In 1941, Chief was posted to Fort Riley and assigned to the 10th Cavalry Regiment, though was later transferred to the 9th Cavalry Regiment. In June 1942 he was transferred, again, to the U.S. Army Cavalry School and promoted to Advanced Cavalry Charger.

==Retirement==
At the conclusion of World War II, the United States Army terminated its main equestrian training program; between 1949 and 1950, horses under age 16 were sold at auction while older horses, numbering around 100 and including Chief, were put to pasture. Chief lived the rest of his life at the Fort Riley Riding Club where he was given a double box stall and private corral.

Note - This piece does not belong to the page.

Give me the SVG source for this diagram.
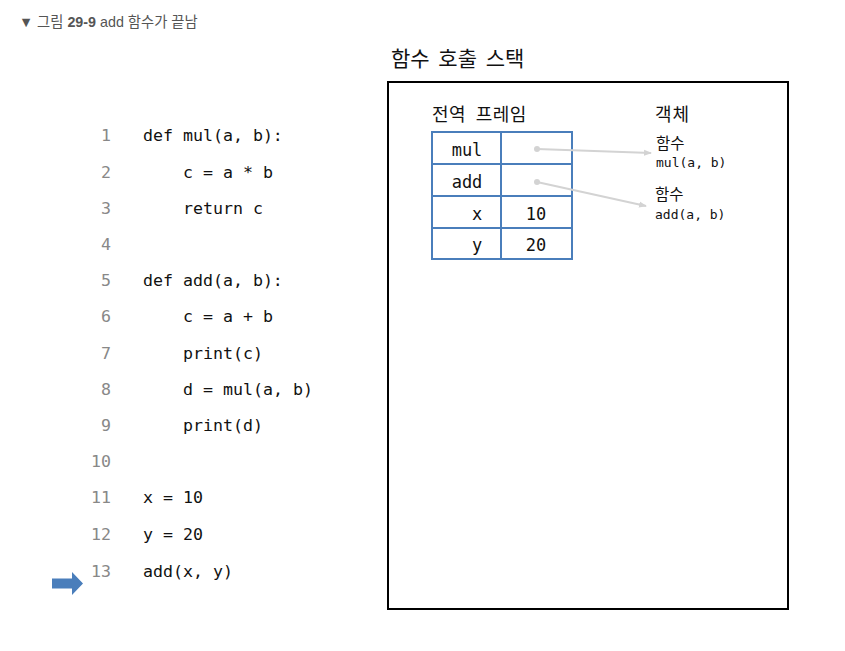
<svg xmlns="http://www.w3.org/2000/svg" width="845" height="651" viewBox="0 0 845 651">
<style>
.hd{font-family:"Liberation Sans","Noto Sans CJK KR",sans-serif;font-size:14.3px;fill:#555}
.ko{font-family:"Noto Sans CJK KR",sans-serif;fill:#111}
.mono{font-family:"DejaVu Sans Mono","Noto Sans CJK KR",monospace;fill:#111}
.code{font-size:16.6px}
.ln{font-family:"DejaVu Sans Mono",monospace;font-size:16.6px;fill:#888;text-anchor:end}
.cell{fill:none;stroke:#4a7ebb;stroke-width:2}
.ptr{stroke:#d3d3d3;stroke-width:2;fill:none}
</style>
<defs>
<marker id="ah" markerWidth="8" markerHeight="8" refX="7" refY="4" orient="auto" markerUnits="userSpaceOnUse">
<path d="M0,1 L8,4 L0,7 Z" fill="#d3d3d3"/>
</marker>
</defs>
<rect width="845" height="651" fill="#fff"/>
<text class="hd" x="19" y="27">▼ 그림 <tspan font-weight="bold">29-9</tspan> add 함수가 끝남</text>

<g id="code">
<text class="ln" x="111" y="141">1</text><text class="mono code" x="143" y="141">def mul(a, b):</text>
<text class="ln" x="111" y="178">2</text><text class="mono code" x="183" y="178">c = a * b</text>
<text class="ln" x="111" y="214">3</text><text class="mono code" x="183" y="214">return c</text>
<text class="ln" x="111" y="250">4</text>
<text class="ln" x="111" y="286">5</text><text class="mono code" x="143" y="286">def add(a, b):</text>
<text class="ln" x="111" y="322">6</text><text class="mono code" x="183" y="322">c = a + b</text>
<text class="ln" x="111" y="359">7</text><text class="mono code" x="183" y="359">print(c)</text>
<text class="ln" x="111" y="395">8</text><text class="mono code" x="183" y="395">d = mul(a, b)</text>
<text class="ln" x="111" y="431">9</text><text class="mono code" x="183" y="431">print(d)</text>
<text class="ln" x="111" y="467">10</text>
<text class="ln" x="111" y="503">11</text><text class="mono code" x="143" y="503">x = 10</text>
<text class="ln" x="111" y="540">12</text><text class="mono code" x="143" y="540">y = 20</text>
<text class="ln" x="111" y="577">13</text><text class="mono code" x="143" y="577">add(x, y)</text>
</g>

<g id="current-arrow">
<path d="M52,578.5 L72,578.5 L72,572 L83,583.5 L72,595 L72,588.5 L52,588.5 Z" fill="#4a7ebb"/>
</g>

<g id="stack">
<text class="ko" x="391" y="66" font-size="21" word-spacing="4">함수 호출 스택</text>
<rect x="388" y="82" width="400" height="527" fill="none" stroke="#000" stroke-width="2"/>
</g>

<g id="global-frame">
<text class="ko" x="432" y="121" font-size="18" word-spacing="5" letter-spacing="0.5">전역 프레임</text>
<rect class="cell" x="432" y="132" width="140" height="127"/>
<line class="cell" x1="501" y1="132" x2="501" y2="259"/>
<line class="cell" x1="432" y1="164" x2="572" y2="164"/>
<line class="cell" x1="432" y1="196" x2="572" y2="196"/>
<line class="cell" x1="432" y1="228" x2="572" y2="228"/>
<g class="mono" font-size="17" text-anchor="middle">
<text x="467" y="156">mul</text>
<text x="467" y="188">add</text>
<text x="477" y="220">x</text>
<text x="536" y="220">10</text>
<text x="477" y="251">y</text>
<text x="536" y="251">20</text>
</g>
</g>

<g id="objects">
<text class="ko" x="655" y="121" font-size="18" letter-spacing="1">객체</text>
<text class="ko" x="656" y="149" font-size="15.5">함수</text>
<text class="mono" x="656" y="167" font-size="13">mul(a, b)</text>
<text class="ko" x="655" y="200" font-size="15.5">함수</text>
<text class="mono" x="655" y="219" font-size="13">add(a, b)</text>
</g>

<g id="connectors">
<circle cx="537" cy="149" r="3" fill="#d3d3d3"/>
<line class="ptr" x1="537" y1="149" x2="651" y2="153" marker-end="url(#ah)"/>
<circle cx="537" cy="182" r="3" fill="#d3d3d3"/>
<line class="ptr" x1="537" y1="182" x2="646" y2="206" marker-end="url(#ah)"/>
</g>
</svg>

Chief achieved an advanced age, outliving all of the Army's other surplus cavalry chargers; he was preceded in death by Joe Louis and Gambler. By 1962, planning had begun for his eventual funeral, though his keeper, Sergeant First Class Robert Parker, reported that year that the horse remained athletic and that many visitors guessed he was significantly younger than his actual age. His last caretaker was Texas A&M alumnus Ron Haley.

==Death and funeral==
Chief died on May 24, 1968, and was interred in an upright position at the base of Fort Riley's Old Trooper statue. The following week, on June 1, he was given a military funeral with full honors, the ceremony attended by approximately 500 mourners. He is one of four horses in United States history to be buried with military honors, the others being Black Jack, Reckless and Comanche.

==Legacy==
Chief has been credited as the last living operational cavalry mount owned by the U.S. Army.

Since Chief's death, the United States Army has continued to field horse-mounted units for non-combat, ceremonial purposes. However, the United States Air Force's "Task Force Dagger" has engaged in horse-mounted combat, and the U.S. Marine Corps resumed equestrian combat training in the 2010s.